爺爺自從學會理髮,從不間斷給村裏人服務,常常是待家裏的事忙完後,提着一個理髮箱走村竄戶。還有很多人找到家裏來,可謂絡澤不絕,爺爺熱情和藹,有求必應。在集市上理髮價格一元多,而爺爺直收二角錢,每次還要先用曖瓶備好熱水,頭髮剃完了,再洗頭刮鬍須,耐心細緻地梳剪修頭。來理髮的村裏人很喜歡與爺爺拉家常絮語,常常是你一言我一語聊得盡興時,發也理完了,爺爺在村裏理髮有口皆碑。直到七十多的高齡、精力衰弱吃不消,才休手放下相伴他幾十年的理髮箱。

爺爺喜歡看戲劇,那時鄉下,常有從城裏來的戲劇團在集鎮上演出,集鎮上有一個很大的露天電影院,每蓬唱戲演出、便成了人們茶餘飯後談論的熱門話題,如快樂的喜訊傳遍了周圍的鄉村。看演出的人們把小小的集鎮聚集得人聲沸騰,呈現出一片歡樂的景像,從各個村趕來看戲劇的人如潮水般的涌來。還有許多我們這樣的小孩子,看不懂戲,也興奮的跟大人們來湊熱鬧。爺爺每次看完戲劇,神情愉悅,津津樂道的與人談論戲劇的精采。

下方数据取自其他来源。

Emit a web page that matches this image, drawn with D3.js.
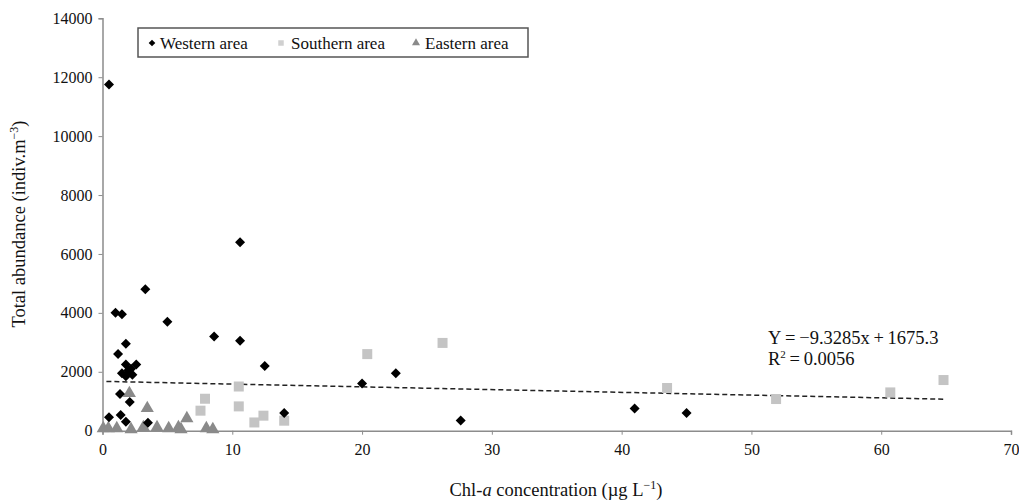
<!DOCTYPE html>
<html>
<head>
<meta charset="utf-8">
<script src="https://cdn.jsdelivr.net/npm/d3@7"></script>
<style>
  body { margin: 0; background: #fff; }
  svg, svg text { font-family: "Liberation Serif", "Times New Roman", serif; }
</style>
</head>
<body>
<svg width="1019" height="502"></svg>
<script>
// western area (black diamonds): [chl-a, abundance]
let western = [
    [0.5, 11750], [1.0, 4000], [1.5, 3950], [3.3, 4800], [5.0, 3700],
    [10.6, 6400], [8.6, 3200], [10.6, 3050], [12.5, 2200], [14.0, 600],
    [20.0, 1600], [22.6, 1950], [27.6, 350], [41.0, 750], [45.0, 600],
    [1.8, 2950], [1.2, 2600], [1.8, 2250], [2.2, 2100], [2.6, 2250],
    [1.5, 1950], [2.3, 1900], [2.0, 2050], [1.8, 1850],
    [1.35, 1250], [2.1, 975], [0.5, 455], [1.4, 530], [1.8, 305], [3.5, 270]
]
let southern = [
    [7.55, 680], [7.9, 1085], [10.5, 1500], [10.5, 825], [11.7, 280],
    [12.4, 510], [14.0, 340], [20.4, 2600], [26.2, 2980], [43.5, 1450],
    [51.9, 1075], [60.7, 1300], [64.8, 1720]
]
let eastern = [
    [2.07, 1270], [3.45, 760], [6.5, 420],
    [0.06, 80], [0.45, 80], [1.1, 80], [2.2, 45], [3.15, 115], [4.2, 110],
    [5.1, 80], [5.85, 110], [6.05, 45], [8.0, 80], [8.5, 45]
]
let xTicks = [0, 10, 20, 30, 40, 50, 60, 70]
let yTicks = [0, 2000, 4000, 6000, 8000, 10000, 12000, 14000]
let slope = -9.3285, intercept = 1675.3, r2 = "0.0056"
let trendRange = [0.3, 65]

var svg = d3.select("svg")
var axisColor = "#8c8c8c"
var serif = "'Liberation Serif', 'Times New Roman', serif"

var x = d3.scaleLinear().domain([0, 70]).range([102.5, 1011]),
    y = d3.scaleLinear().domain([0, 14000]).range([430.7, 18.3]);

// axes
var gx = svg.append("g")
    .attr("transform", "translate(0," + y(0) + ")")
    .call(d3.axisBottom(x).tickValues(xTicks).tickFormat(d3.format("d")).tickSize(4).tickPadding(9))
gx.select(".domain").attr("stroke", axisColor).attr("stroke-width", 1.5)
gx.selectAll(".tick line").attr("stroke", axisColor)
gx.selectAll(".tick text").attr("fill", "#111")
    .style("font-family", serif).style("font-size", "16px")

var gy = svg.append("g")
    .attr("transform", "translate(" + x(0) + ",0)")
    .call(d3.axisLeft(y).tickValues(yTicks).tickFormat(d3.format("d")).tickSize(4).tickPadding(6))
gy.select(".domain").attr("stroke", axisColor).attr("stroke-width", 1.5)
gy.selectAll(".tick line").attr("stroke", axisColor)
gy.selectAll(".tick text").attr("fill", "#111")
    .style("font-family", serif).style("font-size", "16px")

// axis titles
var xt = svg.append("text")
    .attr("x", 556).attr("y", 496)
    .attr("text-anchor", "middle")
    .attr("font-size", "18.5px").attr("fill", "#111")
xt.append("tspan").text("Chl-")
xt.append("tspan").attr("font-style", "italic").text("a")
xt.append("tspan").text(" concentration (\u00b5g L")
xt.append("tspan").attr("font-size", "12px").attr("dy", -7).text("\u22121")
xt.append("tspan").attr("dy", 7).text(")")

var yt = svg.append("text")
    .attr("transform", "translate(25,224) rotate(-90)")
    .attr("text-anchor", "middle")
    .attr("font-size", "18.5px").attr("fill", "#111")
yt.append("tspan").text("Total abundance (indiv.m")
yt.append("tspan").attr("font-size", "12px").attr("dy", -7).text("\u22123")
yt.append("tspan").attr("dy", 7).text(")")

// trend line
svg.append("line")
    .attr("x1", x(trendRange[0])).attr("y1", y(slope * trendRange[0] + intercept))
    .attr("x2", x(trendRange[1])).attr("y2", y(slope * trendRange[1] + intercept))
    .attr("stroke", "#222").attr("stroke-width", 1.5)
    .attr("stroke-dasharray", "5,3")

// points
var diamond = d3.symbol().type(d3.symbolSquare).size(50)
var square = d3.symbol().type(d3.symbolSquare).size(100)
var triangle = d3.symbol().type(d3.symbolTriangle).size(75)

svg.append("g").selectAll("path")
    .data(southern).enter().append("path")
    .attr("d", square)
    .attr("transform", function (d) { return "translate(" + x(d[0]) + "," + y(d[1]) + ")"; })
    .attr("fill", "#c4c4c4")

svg.append("g").selectAll("path")
    .data(eastern).enter().append("path")
    .attr("d", triangle)
    .attr("transform", function (d) { return "translate(" + x(d[0]) + "," + y(d[1]) + ")"; })
    .attr("fill", "#8a8a8a")

svg.append("g").selectAll("path")
    .data(western).enter().append("path")
    .attr("d", diamond)
    .attr("transform", function (d) { return "translate(" + x(d[0]) + "," + y(d[1]) + ") rotate(45)"; })
    .attr("fill", "#000")

// equation
svg.append("text").attr("x", 768).attr("y", 344)
    .attr("font-size", "18.5px").attr("fill", "#111")
    .text("Y\u2009=\u2009\u2212" + Math.abs(slope) + "x\u2009+\u2009" + intercept)
var r = svg.append("text").attr("x", 768).attr("y", 365)
    .attr("font-size", "18.5px").attr("fill", "#111")
r.append("tspan").text("R")
r.append("tspan").attr("font-size", "11px").attr("dy", -7).text("2")
r.append("tspan").attr("dy", 7).text("\u2009=\u2009" + r2)

// legend
var lg = svg.append("g")
lg.append("rect").attr("x", 138).attr("y", 28).attr("width", 390).attr("height", 29)
    .attr("fill", "#fff").attr("stroke", "#555").attr("stroke-width", 1.5)
var legendItems = [
    { name: "Western area", sym: d3.symbol().type(d3.symbolSquare).size(22), rot: 45, color: "#000", sx: 152, tx: 160 },
    { name: "Southern area", sym: d3.symbol().type(d3.symbolSquare).size(30), rot: 0, color: "#d0d0d0", sx: 281, tx: 291 },
    { name: "Eastern area", sym: d3.symbol().type(d3.symbolTriangle).size(28), rot: 0, color: "#8a8a8a", sx: 416, tx: 425 }
]
legendItems.forEach(function (d) {
    lg.append("path").attr("d", d.sym)
        .attr("transform", "translate(" + d.sx + ",43) rotate(" + d.rot + ")")
        .attr("fill", d.color)
    lg.append("text").attr("x", d.tx).attr("y", 48.5)
        .attr("font-size", "17px").attr("fill", "#111").text(d.name)
})
</script>
</body>
</html>
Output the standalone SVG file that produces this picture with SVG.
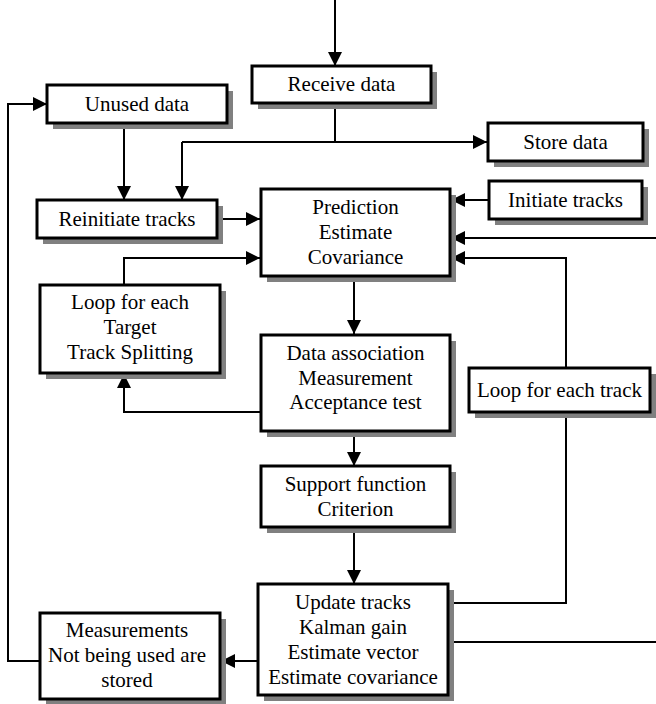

趕集,是鄉下最繁華,最有特色的`鄉土文化,我們哪裏每天趕早集,一條長長巷子裏,地面兩側就是菜灘,擺得滿滿的,攢動的人羣擠得人山人海。大人們早上天一亮就趕到集市上買菜購物,爺爺有起早牀的習慣,三天兩頭愛到集市上去溜達一下,常買他愛吃的豆腐粑回來炒大蒜。

我參軍入伍了到部隊臨走時,爺爺滿臉的慈祥與疼愛,當時的我似乎是懵懵懂懂,看着他溝壑橫豎的面孔露出離別的傷愁,溫情的眼神裏噙着不捨的淚水,說我這一走,怕他最也看不到我,印象中從未流過淚的爺爺,控制不住的淚珠,從那蒼老慈祥的面孔滑落直下,抽泣的哭了起來……

我從部隊探親回家時,爺爺不知多麼的高興,慈愛深情的話語噓寒問暖,連他自已都捨不得用一點的錢,給了我一百元。恍然間拿出這麼多錢塞在我手,瞬間心潮掀起感動的波濤激入腸骨。這一百元是爺爺理髮的微薄之蓄,給我卻是厚重無價的親情與馨曖,凝固在歲月中記憶猶新。

時光荏苒、光陰似箭,今思念的離殤在心頭裊繞,最遺憾的是我在部隊還未退役,爺爺就逝世了,沒能見他最後一眼,送他最後一程,一直是我心裏的愧疚!

歲月沉香,流年儲曖,夢裏夢外往事一幕幕,歷歷在心頭,眸子裏攜永着曾經的爺爺,像昨天,與兒時!